Data shown
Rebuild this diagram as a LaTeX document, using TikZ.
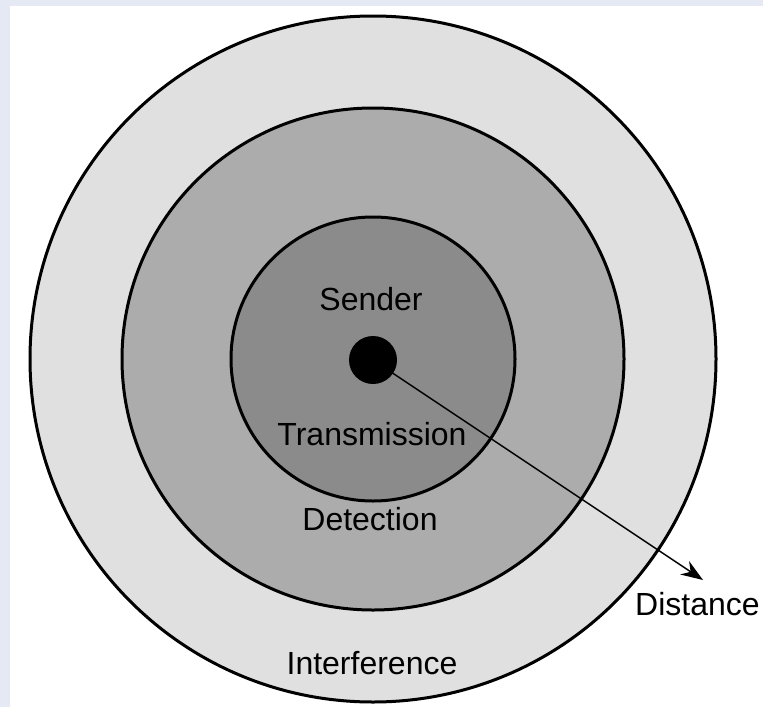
\documentclass[tikz,border=0pt]{standalone}
\usepackage{fontspec}
\setmainfont{Liberation Sans}
\usetikzlibrary{arrows.meta}
\definecolor{bgblue}{RGB}{228,233,243}
\definecolor{ringout}{RGB}{224,224,224}
\definecolor{ringmid}{RGB}{172,172,172}
\definecolor{ringin}{RGB}{139,139,139}
\begin{document}
\begin{tikzpicture}[x=1pt,y=-1pt,
  ring/.style={circle, draw=black, line width=3pt, inner sep=0pt},
  lbl/.style={font=\fontsize{32}{36}\selectfont, inner sep=0pt, anchor=center}]
\useasboundingbox (0,0) rectangle (763,707);
\fill[bgblue] (0,0) rectangle (763,707);
\fill[white] (10,6) rectangle (763,707);
\node[ring, fill=ringout, minimum size=686pt] (outer) at (373,359) {};
\node[ring, fill=ringmid, minimum size=502pt] (middle) at (373,359) {};
\node[ring, fill=ringin, minimum size=284pt] (inner) at (373,359) {};
\coordinate (tip) at (703,580);
\node[circle, fill=black, minimum size=48pt, inner sep=0pt] (sender) at (373,360) {};
\draw[line width=1.5pt, -{Stealth[length=22pt,width=16pt]}] (sender.center) -- (tip);
\node[lbl] (lsender) at (371,299) {Sender};
\node[lbl] (ltrans) at (372,434) {Transmission};
\node[lbl] (ldet) at (370,519) {Detection};
\node[lbl] (lint) at (372,663) {Interference};
\node[lbl, anchor=west] (ldist) at (635,604) {Distance};
\end{tikzpicture}
\end{document}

Aim
Reproduce the listing word for word and omit its pictures.

The result
Rebuild this diagram as a LaTeX document, using TikZ.
\documentclass[tikz,border=0pt]{standalone}
\usepackage{fontspec}
\setmainfont{Liberation Sans}
\usetikzlibrary{arrows.meta}
\definecolor{bgblue}{RGB}{228,233,243}
\definecolor{ringout}{RGB}{224,224,224}
\definecolor{ringmid}{RGB}{172,172,172}
\definecolor{ringin}{RGB}{139,139,139}
\begin{document}
\begin{tikzpicture}[x=1pt,y=-1pt,
  ring/.style={circle, draw=black, line width=3pt, inner sep=0pt},
  lbl/.style={font=\fontsize{32}{36}\selectfont, inner sep=0pt, anchor=center}]
\useasboundingbox (0,0) rectangle (763,707);
\fill[bgblue] (0,0) rectangle (763,707);
\fill[white] (10,6) rectangle (763,707);
\node[ring, fill=ringout, minimum size=686pt] (outer) at (373,359) {};
\node[ring, fill=ringmid, minimum size=502pt] (middle) at (373,359) {};
\node[ring, fill=ringin, minimum size=284pt] (inner) at (373,359) {};
\coordinate (tip) at (703,580);
\node[circle, fill=black, minimum size=48pt, inner sep=0pt] (sender) at (373,360) {};
\draw[line width=1.5pt, -{Stealth[length=22pt,width=16pt]}] (sender.center) -- (tip);
\node[lbl] (lsender) at (371,299) {Sender};
\node[lbl] (ltrans) at (372,434) {Transmission};
\node[lbl] (ldet) at (370,519) {Detection};
\node[lbl] (lint) at (372,663) {Interference};
\node[lbl, anchor=west] (ldist) at (635,604) {Distance};
\end{tikzpicture}
\end{document}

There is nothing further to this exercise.